= WHAT YOU WILL DO =
Leave out the pictures and repeat every record exactly.

Stored data
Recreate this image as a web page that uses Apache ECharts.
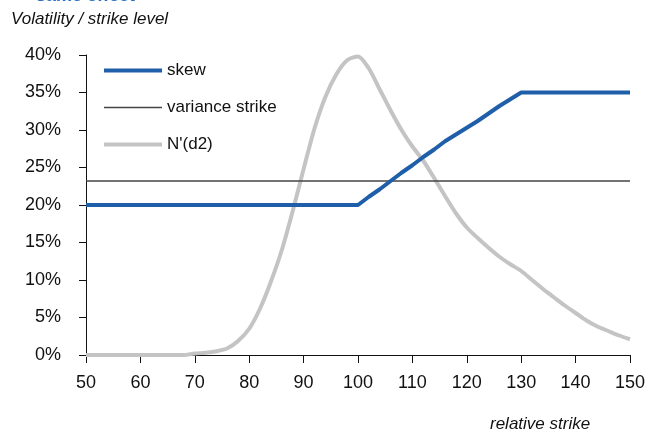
<!DOCTYPE html>
<html>
<head>
  <meta charset="UTF-8">
  <title>skew vs variance strike</title>
  <script src="https://cdn.jsdelivr.net/npm/echarts@6/dist/echarts.min.js"></script>
  <style>
    html, body { margin: 0; padding: 0; background: #fff; }
    #chart { width: 649px; height: 434px; }
  </style>
</head>
<body>
  <div id="chart"></div>
  <script>
    // relative strike levels
    const strikes = [50, 52, 54, 56, 58, 60, 62, 64, 66, 68, 70, 72, 74, 76, 78, 80, 82, 84, 86, 88,
      90, 92, 94, 96, 98, 100, 102, 104, 106, 108, 110, 112, 114, 116, 118, 120, 122, 124, 126, 128,
      130, 132, 134, 136, 138, 140, 142, 144, 146, 148, 150]

    // skew (vol %)
    const skew = [20, 20, 20, 20, 20, 20, 20, 20, 20, 20, 20, 20, 20, 20, 20, 20, 20, 20, 20, 20,
      20, 20, 20, 20, 20, 20, 21.1, 22.1, 23.2, 24.3, 25.3, 26.4, 27.4, 28.5, 29.4, 30.3, 31.2, 32.2, 33.2, 34.1,
      35, 35, 35, 35, 35, 35, 35, 35, 35, 35, 35]

    // N'(d2) scaled
    const nd2 = [0, 0, 0, 0, 0, 0, 0, 0, 0, 0, 0.2, 0.3, 0.5, 0.9, 1.9, 3.5, 6.2, 9.8, 14.0, 19.2,
      24.8, 30.2, 34.4, 37.4, 39.3, 39.8, 38.2, 35.4, 32.6, 30.0, 27.8, 25.9, 23.6, 21.2, 18.9, 17.0, 15.6, 14.3, 13.1, 12.1,
      11.2, 10.0, 8.8, 7.7, 6.6, 5.6, 4.6, 3.8, 3.2, 2.6, 2.1]

    const varianceStrike = 23.2
    const xTicks = { min: 50, max: 150, step: 10 }
    const yTicks = { min: 0, max: 40, step: 5 }

    const font = "'Liberation Sans', Arial, sans-serif"
    const blue = '#1f5ea8'
    const dark = '#444'
    const grey = '#c4c4c4'

    const chart = echarts.init(document.getElementById('chart'))
    const option = {
      animation: false,
      textStyle: { fontFamily: font },
      graphic: [
        {
          type: 'text', left: 36, top: -13,
          style: { text: 'same effect', fill: '#2a6dbf', font: "bold 18px 'Liberation Sans', Arial" }
        },
        {
          type: 'text', left: 11, top: 11,
          style: { text: 'Volatility / strike level', fill: '#111', font: "italic 17px 'Liberation Sans', Arial" }
        },
        {
          type: 'text', left: 490, top: 416,
          style: { text: 'relative strike', fill: '#111', font: "italic 17px 'Liberation Sans', Arial" }
        }
      ],
      legend: {
        orient: 'vertical',
        left: 97,
        top: 57,
        itemWidth: 58,
        itemHeight: 14,
        itemGap: 20,
        itemStyle: { opacity: 0 },
        textStyle: { fontSize: 17, color: '#111', fontFamily: font },
        data: [
          { name: 'skew', lineStyle: { color: blue, width: 4 } },
          { name: 'variance strike', lineStyle: { color: dark, width: 1.5 } },
          { name: "N'(d2)", lineStyle: { color: grey, width: 4 } }
        ]
      },
      grid: { left: 86, right: 19, top: 55, bottom: 79 },
      xAxis: {
        type: 'value',
        min: xTicks.min,
        max: xTicks.max,
        interval: xTicks.step,
        axisLine: { lineStyle: { color: '#111', width: 1 } },
        axisTick: { length: 8, lineStyle: { color: '#111' } },
        axisLabel: { margin: 19, fontSize: 18, color: '#111', fontFamily: font },
        splitLine: { show: false }
      },
      yAxis: {
        type: 'value',
        min: yTicks.min,
        max: yTicks.max,
        interval: yTicks.step,
        axisLine: { show: true, lineStyle: { color: '#111', width: 1 } },
        axisTick: { show: true, length: 7, lineStyle: { color: '#111' } },
        axisLabel: { margin: 25, fontSize: 18, color: '#111', fontFamily: font, formatter: '{value}%' },
        splitLine: { show: false }
      },
      series: [
        {
          name: 'skew',
          type: 'line',
          showSymbol: false,
          symbol: 'none',
          data: strikes.map((s, i) => [s, skew[i]]),
          lineStyle: { color: blue, width: 4 },
          itemStyle: { color: blue },
          z: 3
        },
        {
          name: 'variance strike',
          type: 'line',
          showSymbol: false,
          symbol: 'none',
          data: [[xTicks.min, varianceStrike], [xTicks.max, varianceStrike]],
          lineStyle: { color: dark, width: 1.5 },
          itemStyle: { color: dark },
          z: 2
        },
        {
          name: "N'(d2)",
          type: 'line',
          showSymbol: false,
          symbol: 'none',
          smooth: 0.25,
          data: strikes.map((s, i) => [s, nd2[i]]),
          lineStyle: { color: grey, width: 4 },
          itemStyle: { color: grey },
          z: 1
        }
      ]
    }
    chart.setOption(option)
  </script>
</body>
</html>
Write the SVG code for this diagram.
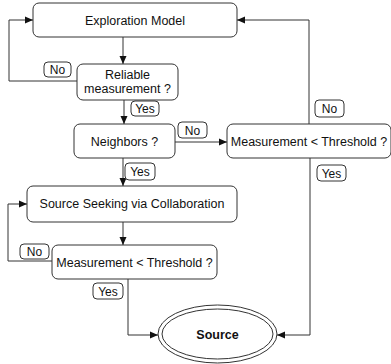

= RESPONSE =
Recreate this image as a web page that uses Apache ECharts.
<!DOCTYPE html>
<html>
<head>
  <meta charset="UTF-8">
  <title>skew vs variance strike</title>
  <script src="https://cdn.jsdelivr.net/npm/echarts@6/dist/echarts.min.js"></script>
  <style>
    html, body { margin: 0; padding: 0; background: #fff; }
    #chart { width: 649px; height: 434px; }
  </style>
</head>
<body>
  <div id="chart"></div>
  <script>
    // relative strike levels
    const strikes = [50, 52, 54, 56, 58, 60, 62, 64, 66, 68, 70, 72, 74, 76, 78, 80, 82, 84, 86, 88,
      90, 92, 94, 96, 98, 100, 102, 104, 106, 108, 110, 112, 114, 116, 118, 120, 122, 124, 126, 128,
      130, 132, 134, 136, 138, 140, 142, 144, 146, 148, 150]

    // skew (vol %)
    const skew = [20, 20, 20, 20, 20, 20, 20, 20, 20, 20, 20, 20, 20, 20, 20, 20, 20, 20, 20, 20,
      20, 20, 20, 20, 20, 20, 21.1, 22.1, 23.2, 24.3, 25.3, 26.4, 27.4, 28.5, 29.4, 30.3, 31.2, 32.2, 33.2, 34.1,
      35, 35, 35, 35, 35, 35, 35, 35, 35, 35, 35]

    // N'(d2) scaled
    const nd2 = [0, 0, 0, 0, 0, 0, 0, 0, 0, 0, 0.2, 0.3, 0.5, 0.9, 1.9, 3.5, 6.2, 9.8, 14.0, 19.2,
      24.8, 30.2, 34.4, 37.4, 39.3, 39.8, 38.2, 35.4, 32.6, 30.0, 27.8, 25.9, 23.6, 21.2, 18.9, 17.0, 15.6, 14.3, 13.1, 12.1,
      11.2, 10.0, 8.8, 7.7, 6.6, 5.6, 4.6, 3.8, 3.2, 2.6, 2.1]

    const varianceStrike = 23.2
    const xTicks = { min: 50, max: 150, step: 10 }
    const yTicks = { min: 0, max: 40, step: 5 }

    const font = "'Liberation Sans', Arial, sans-serif"
    const blue = '#1f5ea8'
    const dark = '#444'
    const grey = '#c4c4c4'

    const chart = echarts.init(document.getElementById('chart'))
    const option = {
      animation: false,
      textStyle: { fontFamily: font },
      graphic: [
        {
          type: 'text', left: 36, top: -13,
          style: { text: 'same effect', fill: '#2a6dbf', font: "bold 18px 'Liberation Sans', Arial" }
        },
        {
          type: 'text', left: 11, top: 11,
          style: { text: 'Volatility / strike level', fill: '#111', font: "italic 17px 'Liberation Sans', Arial" }
        },
        {
          type: 'text', left: 490, top: 416,
          style: { text: 'relative strike', fill: '#111', font: "italic 17px 'Liberation Sans', Arial" }
        }
      ],
      legend: {
        orient: 'vertical',
        left: 97,
        top: 57,
        itemWidth: 58,
        itemHeight: 14,
        itemGap: 20,
        itemStyle: { opacity: 0 },
        textStyle: { fontSize: 17, color: '#111', fontFamily: font },
        data: [
          { name: 'skew', lineStyle: { color: blue, width: 4 } },
          { name: 'variance strike', lineStyle: { color: dark, width: 1.5 } },
          { name: "N'(d2)", lineStyle: { color: grey, width: 4 } }
        ]
      },
      grid: { left: 86, right: 19, top: 55, bottom: 79 },
      xAxis: {
        type: 'value',
        min: xTicks.min,
        max: xTicks.max,
        interval: xTicks.step,
        axisLine: { lineStyle: { color: '#111', width: 1 } },
        axisTick: { length: 8, lineStyle: { color: '#111' } },
        axisLabel: { margin: 19, fontSize: 18, color: '#111', fontFamily: font },
        splitLine: { show: false }
      },
      yAxis: {
        type: 'value',
        min: yTicks.min,
        max: yTicks.max,
        interval: yTicks.step,
        axisLine: { show: true, lineStyle: { color: '#111', width: 1 } },
        axisTick: { show: true, length: 7, lineStyle: { color: '#111' } },
        axisLabel: { margin: 25, fontSize: 18, color: '#111', fontFamily: font, formatter: '{value}%' },
        splitLine: { show: false }
      },
      series: [
        {
          name: 'skew',
          type: 'line',
          showSymbol: false,
          symbol: 'none',
          data: strikes.map((s, i) => [s, skew[i]]),
          lineStyle: { color: blue, width: 4 },
          itemStyle: { color: blue },
          z: 3
        },
        {
          name: 'variance strike',
          type: 'line',
          showSymbol: false,
          symbol: 'none',
          data: [[xTicks.min, varianceStrike], [xTicks.max, varianceStrike]],
          lineStyle: { color: dark, width: 1.5 },
          itemStyle: { color: dark },
          z: 2
        },
        {
          name: "N'(d2)",
          type: 'line',
          showSymbol: false,
          symbol: 'none',
          smooth: 0.25,
          data: strikes.map((s, i) => [s, nd2[i]]),
          lineStyle: { color: grey, width: 4 },
          itemStyle: { color: grey },
          z: 1
        }
      ]
    }
    chart.setOption(option)
  </script>
</body>
</html>
Write the SVG code for this diagram.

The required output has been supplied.